From the listing that follows, output everything exactly except the pictures.

### Dataset excerpt

Start

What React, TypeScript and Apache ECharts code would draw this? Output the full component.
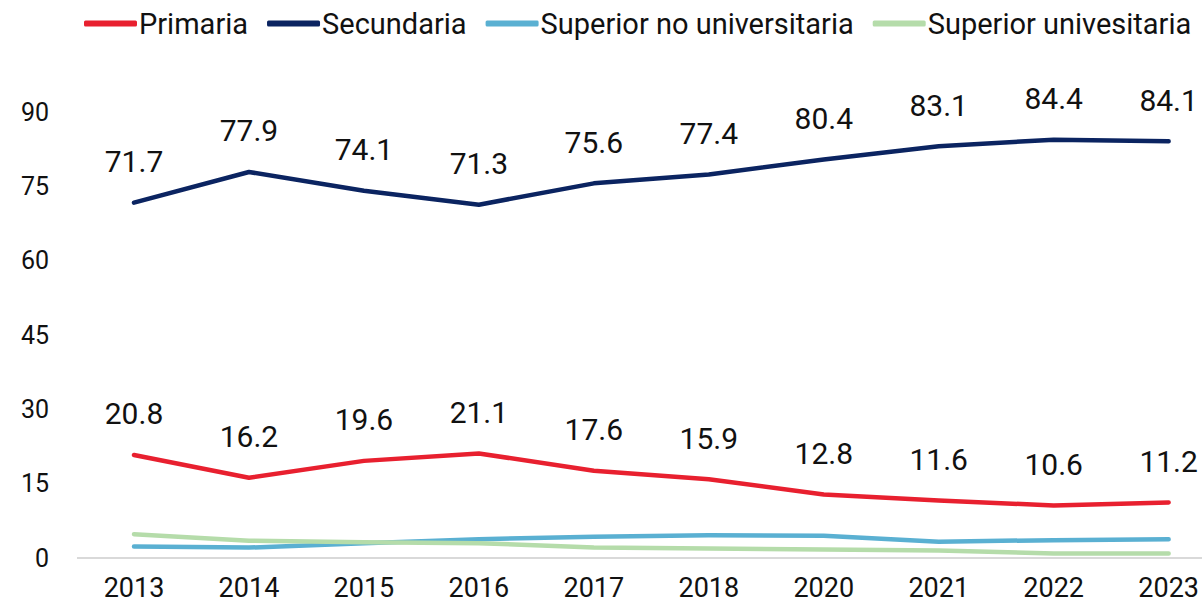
import React, { useEffect, useRef } from "react";
import * as echarts from "echarts";

const years = ["2013", "2014", "2015", "2016", "2017", "2018", "2020", "2021", "2022", "2023"];
const primaria = [20.8, 16.2, 19.6, 21.1, 17.6, 15.9, 12.8, 11.6, 10.6, 11.2];
const secundaria = [71.7, 77.9, 74.1, 71.3, 75.6, 77.4, 80.4, 83.1, 84.4, 84.1];
const superiorNoUniv = [2.3, 2.1, 3.0, 3.8, 4.3, 4.6, 4.5, 3.3, 3.6, 3.8];
const superiorUniv = [4.8, 3.5, 3.2, 3.0, 2.1, 1.9, 1.7, 1.5, 0.9, 0.9];

const FONT = "Roboto";

export default function App() {
  const ref = useRef<HTMLDivElement>(null);
  useEffect(() => {
    if (!ref.current) return;
    const chart = echarts.init(ref.current, null, { renderer: "svg" });
    const mk = (name: string, data: number[], color: string, label: boolean) => ({
      name,
      type: "line",
      data,
      symbol: "circle",
      symbolSize: 0,
      showSymbol: true,
      smooth: false,
      lineStyle: { color, width: 4.5, cap: "round", join: "round" },
      itemStyle: { color },
      label: label
        ? { show: true, position: "top", distance: 26, color: "#111", fontSize: 30, fontFamily: FONT }
        : { show: false },
    });
    chart.setOption({
      animation: false,
      textStyle: { fontFamily: FONT },
      legend: {
        top: 4,
        left: 79,
        itemWidth: 53,
        itemHeight: 6,
        itemGap: 19,
        icon: "roundRect",
        textStyle: { fontSize: 29, color: "#111", fontFamily: FONT, padding: [0, 0, 0, -3] },
        data: ["Primaria", "Secundaria", "Superior no universitaria", "Superior univesitaria"],
      },
      grid: { left: 134, top: 112, height: 446, right: 32 },
      graphic: [
        {
          type: "line",
          shape: { x1: 77, y1: 558, x2: 1202, y2: 558 },
          style: { stroke: "#d9d9d9", lineWidth: 2 },
          z: 0,
        },
      ],
      xAxis: {
        type: "category",
        data: years,
        boundaryGap: false,
        axisLine: { show: false },
        axisTick: { show: false },
        axisLabel: { fontSize: 27, color: "#111", margin: 16, fontFamily: FONT },
      },
      yAxis: {
        type: "value",
        min: 0,
        max: 90,
        interval: 15,
        splitLine: { show: false },
        axisLine: { show: false },
        axisTick: { show: false },
        axisLabel: { fontSize: 25, color: "#111", margin: 85, fontFamily: FONT },
      },
      series: [
        mk("Primaria", primaria, "#E8202F", true),
        mk("Secundaria", secundaria, "#0B2461", true),
        mk("Superior no universitaria", superiorNoUniv, "#5AB0D2", false),
        mk("Superior univesitaria", superiorUniv, "#B5DCAA", false),
      ],
    });
    return () => chart.dispose();
  }, []);
  return <div ref={ref} style={{ width: 1202, height: 606, position: "absolute", left: 0, top: 0 }} />;
}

End

### Answer below
What React, TypeScript and Apache ECharts code would draw this? Output the full component.
import React, { useEffect, useRef } from "react";
import * as echarts from "echarts";

const years = ["2013", "2014", "2015", "2016", "2017", "2018", "2020", "2021", "2022", "2023"];
const primaria = [20.8, 16.2, 19.6, 21.1, 17.6, 15.9, 12.8, 11.6, 10.6, 11.2];
const secundaria = [71.7, 77.9, 74.1, 71.3, 75.6, 77.4, 80.4, 83.1, 84.4, 84.1];
const superiorNoUniv = [2.3, 2.1, 3.0, 3.8, 4.3, 4.6, 4.5, 3.3, 3.6, 3.8];
const superiorUniv = [4.8, 3.5, 3.2, 3.0, 2.1, 1.9, 1.7, 1.5, 0.9, 0.9];

const FONT = "Roboto";

export default function App() {
  const ref = useRef<HTMLDivElement>(null);
  useEffect(() => {
    if (!ref.current) return;
    const chart = echarts.init(ref.current, null, { renderer: "svg" });
    const mk = (name: string, data: number[], color: string, label: boolean) => ({
      name,
      type: "line",
      data,
      symbol: "circle",
      symbolSize: 0,
      showSymbol: true,
      smooth: false,
      lineStyle: { color, width: 4.5, cap: "round", join: "round" },
      itemStyle: { color },
      label: label
        ? { show: true, position: "top", distance: 26, color: "#111", fontSize: 30, fontFamily: FONT }
        : { show: false },
    });
    chart.setOption({
      animation: false,
      textStyle: { fontFamily: FONT },
      legend: {
        top: 4,
        left: 79,
        itemWidth: 53,
        itemHeight: 6,
        itemGap: 19,
        icon: "roundRect",
        textStyle: { fontSize: 29, color: "#111", fontFamily: FONT, padding: [0, 0, 0, -3] },
        data: ["Primaria", "Secundaria", "Superior no universitaria", "Superior univesitaria"],
      },
      grid: { left: 134, top: 112, height: 446, right: 32 },
      graphic: [
        {
          type: "line",
          shape: { x1: 77, y1: 558, x2: 1202, y2: 558 },
          style: { stroke: "#d9d9d9", lineWidth: 2 },
          z: 0,
        },
      ],
      xAxis: {
        type: "category",
        data: years,
        boundaryGap: false,
        axisLine: { show: false },
        axisTick: { show: false },
        axisLabel: { fontSize: 27, color: "#111", margin: 16, fontFamily: FONT },
      },
      yAxis: {
        type: "value",
        min: 0,
        max: 90,
        interval: 15,
        splitLine: { show: false },
        axisLine: { show: false },
        axisTick: { show: false },
        axisLabel: { fontSize: 25, color: "#111", margin: 85, fontFamily: FONT },
      },
      series: [
        mk("Primaria", primaria, "#E8202F", true),
        mk("Secundaria", secundaria, "#0B2461", true),
        mk("Superior no universitaria", superiorNoUniv, "#5AB0D2", false),
        mk("Superior univesitaria", superiorUniv, "#B5DCAA", false),
      ],
    });
    return () => chart.dispose();
  }, []);
  return <div ref={ref} style={{ width: 1202, height: 606, position: "absolute", left: 0, top: 0 }} />;
}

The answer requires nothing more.